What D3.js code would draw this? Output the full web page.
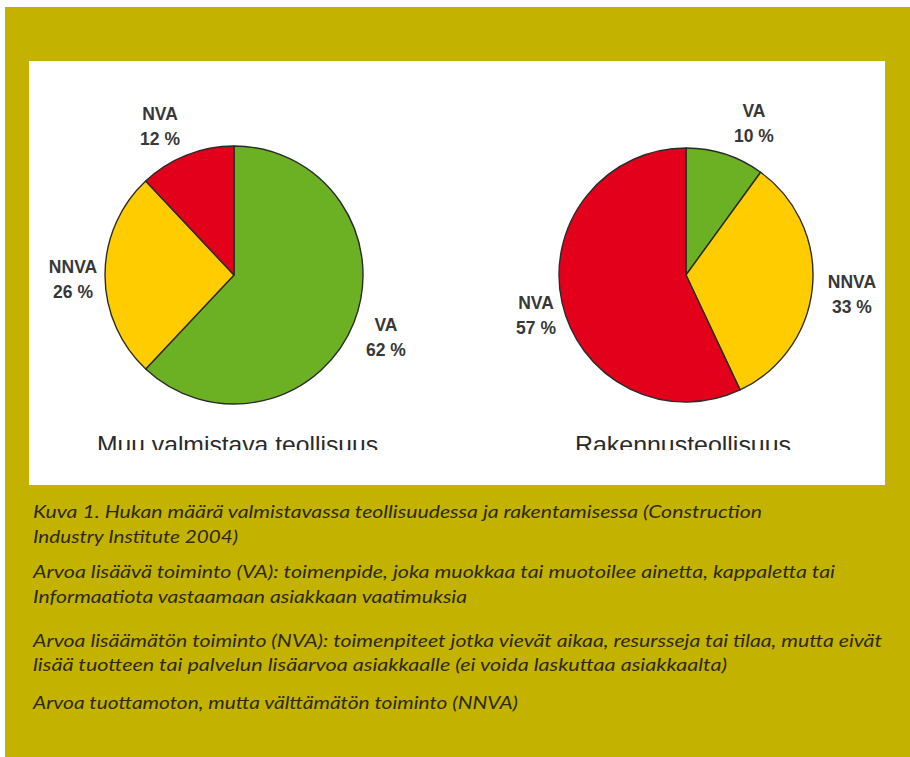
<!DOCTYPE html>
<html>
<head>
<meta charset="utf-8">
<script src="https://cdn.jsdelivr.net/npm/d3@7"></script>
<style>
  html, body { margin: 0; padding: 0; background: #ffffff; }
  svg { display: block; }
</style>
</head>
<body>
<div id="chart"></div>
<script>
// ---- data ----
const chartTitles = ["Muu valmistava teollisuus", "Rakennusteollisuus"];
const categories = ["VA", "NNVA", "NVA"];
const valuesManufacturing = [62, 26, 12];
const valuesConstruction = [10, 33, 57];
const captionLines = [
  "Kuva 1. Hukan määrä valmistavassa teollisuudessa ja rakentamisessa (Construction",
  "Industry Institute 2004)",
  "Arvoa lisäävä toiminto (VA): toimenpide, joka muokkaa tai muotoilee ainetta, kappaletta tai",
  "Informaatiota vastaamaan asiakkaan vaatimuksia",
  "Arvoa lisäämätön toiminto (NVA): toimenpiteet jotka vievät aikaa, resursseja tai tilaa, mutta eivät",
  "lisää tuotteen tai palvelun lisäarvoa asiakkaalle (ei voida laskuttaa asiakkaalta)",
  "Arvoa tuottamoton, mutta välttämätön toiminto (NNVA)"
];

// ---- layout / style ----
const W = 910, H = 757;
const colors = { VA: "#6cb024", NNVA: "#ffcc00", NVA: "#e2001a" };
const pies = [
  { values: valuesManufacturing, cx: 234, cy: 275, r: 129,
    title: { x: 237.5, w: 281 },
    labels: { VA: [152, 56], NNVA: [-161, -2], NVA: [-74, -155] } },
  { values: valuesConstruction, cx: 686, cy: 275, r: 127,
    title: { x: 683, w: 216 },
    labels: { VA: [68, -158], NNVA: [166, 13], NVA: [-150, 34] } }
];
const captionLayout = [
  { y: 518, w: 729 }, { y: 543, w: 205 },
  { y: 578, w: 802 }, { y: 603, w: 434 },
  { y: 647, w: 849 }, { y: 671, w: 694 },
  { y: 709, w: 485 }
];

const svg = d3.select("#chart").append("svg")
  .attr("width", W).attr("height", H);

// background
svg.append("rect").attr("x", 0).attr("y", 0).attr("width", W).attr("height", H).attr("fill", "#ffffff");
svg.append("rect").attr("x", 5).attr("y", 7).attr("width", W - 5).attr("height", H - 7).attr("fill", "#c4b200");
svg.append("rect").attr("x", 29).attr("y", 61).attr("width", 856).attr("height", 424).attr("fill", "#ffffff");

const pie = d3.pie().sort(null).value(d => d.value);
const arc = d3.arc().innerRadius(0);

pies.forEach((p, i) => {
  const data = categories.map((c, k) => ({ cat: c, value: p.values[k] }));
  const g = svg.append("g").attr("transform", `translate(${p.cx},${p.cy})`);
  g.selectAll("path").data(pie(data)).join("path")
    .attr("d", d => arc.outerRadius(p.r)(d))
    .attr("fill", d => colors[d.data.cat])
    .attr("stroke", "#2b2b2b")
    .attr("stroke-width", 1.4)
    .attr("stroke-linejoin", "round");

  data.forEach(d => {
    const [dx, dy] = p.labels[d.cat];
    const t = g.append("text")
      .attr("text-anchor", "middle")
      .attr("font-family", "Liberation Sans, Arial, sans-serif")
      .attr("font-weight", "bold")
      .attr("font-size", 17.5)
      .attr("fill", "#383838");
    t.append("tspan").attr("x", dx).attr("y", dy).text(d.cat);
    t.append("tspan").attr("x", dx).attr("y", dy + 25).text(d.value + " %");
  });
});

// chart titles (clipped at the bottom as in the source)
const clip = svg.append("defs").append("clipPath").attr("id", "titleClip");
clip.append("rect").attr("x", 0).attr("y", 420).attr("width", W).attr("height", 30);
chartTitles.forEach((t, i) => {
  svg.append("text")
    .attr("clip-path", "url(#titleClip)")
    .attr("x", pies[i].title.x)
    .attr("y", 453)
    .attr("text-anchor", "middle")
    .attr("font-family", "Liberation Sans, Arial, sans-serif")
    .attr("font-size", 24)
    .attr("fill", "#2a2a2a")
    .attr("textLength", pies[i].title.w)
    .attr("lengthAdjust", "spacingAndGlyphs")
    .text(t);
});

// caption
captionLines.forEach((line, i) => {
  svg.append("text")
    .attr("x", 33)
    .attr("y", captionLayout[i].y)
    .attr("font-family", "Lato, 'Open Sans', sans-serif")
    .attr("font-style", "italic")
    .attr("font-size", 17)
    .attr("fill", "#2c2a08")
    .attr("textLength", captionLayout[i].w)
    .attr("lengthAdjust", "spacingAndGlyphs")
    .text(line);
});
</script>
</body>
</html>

* _Request_
Every line above should be repeated exactly; pictures stay out of the copy.

* _Response_
What D3.js code would draw this? Output the full web page.
<!DOCTYPE html>
<html>
<head>
<meta charset="utf-8">
<script src="https://cdn.jsdelivr.net/npm/d3@7"></script>
<style>
  html, body { margin: 0; padding: 0; background: #ffffff; }
  svg { display: block; }
</style>
</head>
<body>
<div id="chart"></div>
<script>
// ---- data ----
const chartTitles = ["Muu valmistava teollisuus", "Rakennusteollisuus"];
const categories = ["VA", "NNVA", "NVA"];
const valuesManufacturing = [62, 26, 12];
const valuesConstruction = [10, 33, 57];
const captionLines = [
  "Kuva 1. Hukan määrä valmistavassa teollisuudessa ja rakentamisessa (Construction",
  "Industry Institute 2004)",
  "Arvoa lisäävä toiminto (VA): toimenpide, joka muokkaa tai muotoilee ainetta, kappaletta tai",
  "Informaatiota vastaamaan asiakkaan vaatimuksia",
  "Arvoa lisäämätön toiminto (NVA): toimenpiteet jotka vievät aikaa, resursseja tai tilaa, mutta eivät",
  "lisää tuotteen tai palvelun lisäarvoa asiakkaalle (ei voida laskuttaa asiakkaalta)",
  "Arvoa tuottamoton, mutta välttämätön toiminto (NNVA)"
];

// ---- layout / style ----
const W = 910, H = 757;
const colors = { VA: "#6cb024", NNVA: "#ffcc00", NVA: "#e2001a" };
const pies = [
  { values: valuesManufacturing, cx: 234, cy: 275, r: 129,
    title: { x: 237.5, w: 281 },
    labels: { VA: [152, 56], NNVA: [-161, -2], NVA: [-74, -155] } },
  { values: valuesConstruction, cx: 686, cy: 275, r: 127,
    title: { x: 683, w: 216 },
    labels: { VA: [68, -158], NNVA: [166, 13], NVA: [-150, 34] } }
];
const captionLayout = [
  { y: 518, w: 729 }, { y: 543, w: 205 },
  { y: 578, w: 802 }, { y: 603, w: 434 },
  { y: 647, w: 849 }, { y: 671, w: 694 },
  { y: 709, w: 485 }
];

const svg = d3.select("#chart").append("svg")
  .attr("width", W).attr("height", H);

// background
svg.append("rect").attr("x", 0).attr("y", 0).attr("width", W).attr("height", H).attr("fill", "#ffffff");
svg.append("rect").attr("x", 5).attr("y", 7).attr("width", W - 5).attr("height", H - 7).attr("fill", "#c4b200");
svg.append("rect").attr("x", 29).attr("y", 61).attr("width", 856).attr("height", 424).attr("fill", "#ffffff");

const pie = d3.pie().sort(null).value(d => d.value);
const arc = d3.arc().innerRadius(0);

pies.forEach((p, i) => {
  const data = categories.map((c, k) => ({ cat: c, value: p.values[k] }));
  const g = svg.append("g").attr("transform", `translate(${p.cx},${p.cy})`);
  g.selectAll("path").data(pie(data)).join("path")
    .attr("d", d => arc.outerRadius(p.r)(d))
    .attr("fill", d => colors[d.data.cat])
    .attr("stroke", "#2b2b2b")
    .attr("stroke-width", 1.4)
    .attr("stroke-linejoin", "round");

  data.forEach(d => {
    const [dx, dy] = p.labels[d.cat];
    const t = g.append("text")
      .attr("text-anchor", "middle")
      .attr("font-family", "Liberation Sans, Arial, sans-serif")
      .attr("font-weight", "bold")
      .attr("font-size", 17.5)
      .attr("fill", "#383838");
    t.append("tspan").attr("x", dx).attr("y", dy).text(d.cat);
    t.append("tspan").attr("x", dx).attr("y", dy + 25).text(d.value + " %");
  });
});

// chart titles (clipped at the bottom as in the source)
const clip = svg.append("defs").append("clipPath").attr("id", "titleClip");
clip.append("rect").attr("x", 0).attr("y", 420).attr("width", W).attr("height", 30);
chartTitles.forEach((t, i) => {
  svg.append("text")
    .attr("clip-path", "url(#titleClip)")
    .attr("x", pies[i].title.x)
    .attr("y", 453)
    .attr("text-anchor", "middle")
    .attr("font-family", "Liberation Sans, Arial, sans-serif")
    .attr("font-size", 24)
    .attr("fill", "#2a2a2a")
    .attr("textLength", pies[i].title.w)
    .attr("lengthAdjust", "spacingAndGlyphs")
    .text(t);
});

// caption
captionLines.forEach((line, i) => {
  svg.append("text")
    .attr("x", 33)
    .attr("y", captionLayout[i].y)
    .attr("font-family", "Lato, 'Open Sans', sans-serif")
    .attr("font-style", "italic")
    .attr("font-size", 17)
    .attr("fill", "#2c2a08")
    .attr("textLength", captionLayout[i].w)
    .attr("lengthAdjust", "spacingAndGlyphs")
    .text(line);
});
</script>
</body>
</html>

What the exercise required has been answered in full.